* BEGIN *

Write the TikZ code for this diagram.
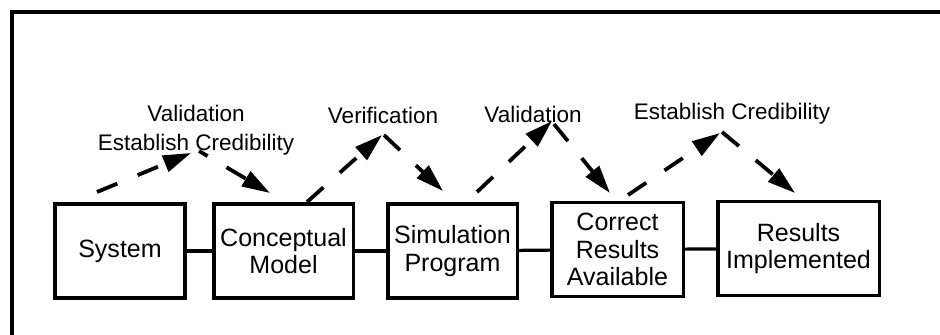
\documentclass[tikz,border=0pt]{standalone}
\usepackage{fontspec}
\setmainfont{Liberation Sans}
\usepackage{tikz}
\usetikzlibrary{arrows.meta}

\begin{document}
\begin{tikzpicture}[
  x=0.025cm,y=-0.025cm,
  >={Triangle[length=0.7cm,width=0.42cm]},
  %--- node styles ---
  stage/.style  ={draw=black,line width=2.3pt,fill=white,text=black,
                  minimum height=2.35cm,inner sep=1pt,align=center,
                  font=\fontsize{17.8}{19.5}\selectfont},
  tag/.style    ={text=black,align=center,inner sep=0pt,
                  font=\fontsize{16}{20.5}\selectfont},
  %--- line styles ---
  link/.style   ={line width=2.3pt,draw=black},
  check/.style  ={->,line width=2.7pt,draw=black,dash pattern=on 0.55cm off 0.55cm},
  frame/.style  ={line width=2.8pt,draw=black},
]
\useasboundingbox (0,0) rectangle (940,335);

%==================== frame ====================
\draw[frame] (12,335) -- (12,12) -- (940,12);

%==================== stages ====================
\node[stage,minimum width=3.25cm]  (sys) at (120,251)   {System};
\node[stage,minimum width=3.48cm]  (cm)  at (283.5,251) {Conceptual\\Model};
\node[stage,minimum width=3.23cm]  (sp)  at (452.5,251) {Simulation\\Program};
\node[stage,minimum width=3.28cm]  (cra) at (617.5,249.5) {Correct\\Results\\Available};
\node[stage,minimum width=4.03cm]  (ri)  at (798.5,248.5) {Results\\Implemented};

%==================== links ====================
\draw[link] (sys) -- (cm);
\draw[link] (cm)  -- (sp);
\draw[link] (sp)  -- (cra);
\draw[link] (cra) -- (ri);

%==================== check labels ====================
\node[tag] (l1) at (196,130) {Validation\\Establish Credibility};
\node[tag] (l2) at (383,115) {Verification};
\node[tag] (l3) at (533,114) {Validation};
\node[tag] (l4) at (732,114) {Establish Credibility};

%==================== dashed checks ====================
\coordinate (s1) at (97,192);   \coordinate (t1) at (191,153);
\coordinate (u1) at (199,151);  \coordinate (e1) at (270,193);
\coordinate (s2) at (307,202);  \coordinate (t2) at (382,135);
\coordinate (u2) at (384,135);  \coordinate (e2) at (443,191);
\coordinate (s3) at (477,192);  \coordinate (t3) at (552,121);
\coordinate (u3) at (554,124);  \coordinate (e3) at (610,193);
\coordinate (s4) at (628,195);  \coordinate (t4) at (720,133);
\coordinate (u4) at (722,132);  \coordinate (e4) at (795,193);

\draw[check] (s1) -- (t1);
\draw[check,dash phase=0.3cm] (u1) -- (e1);
\draw[check] (s2) -- (t2);
\draw[check] (u2) -- (e2);
\draw[check] (s3) -- (t3);
\draw[check] (u3) -- (e3);
\draw[check] (s4) -- (t4);
\draw[check] (u4) -- (e4);

\end{tikzpicture}
\end{document}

* END *

◆ Exercise prompt:
Give again, exactly, the lines from the start of the data through the one holding "(0,0) rectangle (940,335);"; omit the pictures.

◆ Answer:
Write the TikZ code for this diagram.
\documentclass[tikz,border=0pt]{standalone}
\usepackage{fontspec}
\setmainfont{Liberation Sans}
\usepackage{tikz}
\usetikzlibrary{arrows.meta}

\begin{document}
\begin{tikzpicture}[
  x=0.025cm,y=-0.025cm,
  >={Triangle[length=0.7cm,width=0.42cm]},
  %--- node styles ---
  stage/.style  ={draw=black,line width=2.3pt,fill=white,text=black,
                  minimum height=2.35cm,inner sep=1pt,align=center,
                  font=\fontsize{17.8}{19.5}\selectfont},
  tag/.style    ={text=black,align=center,inner sep=0pt,
                  font=\fontsize{16}{20.5}\selectfont},
  %--- line styles ---
  link/.style   ={line width=2.3pt,draw=black},
  check/.style  ={->,line width=2.7pt,draw=black,dash pattern=on 0.55cm off 0.55cm},
  frame/.style  ={line width=2.8pt,draw=black},
]
\useasboundingbox (0,0) rectangle (940,335);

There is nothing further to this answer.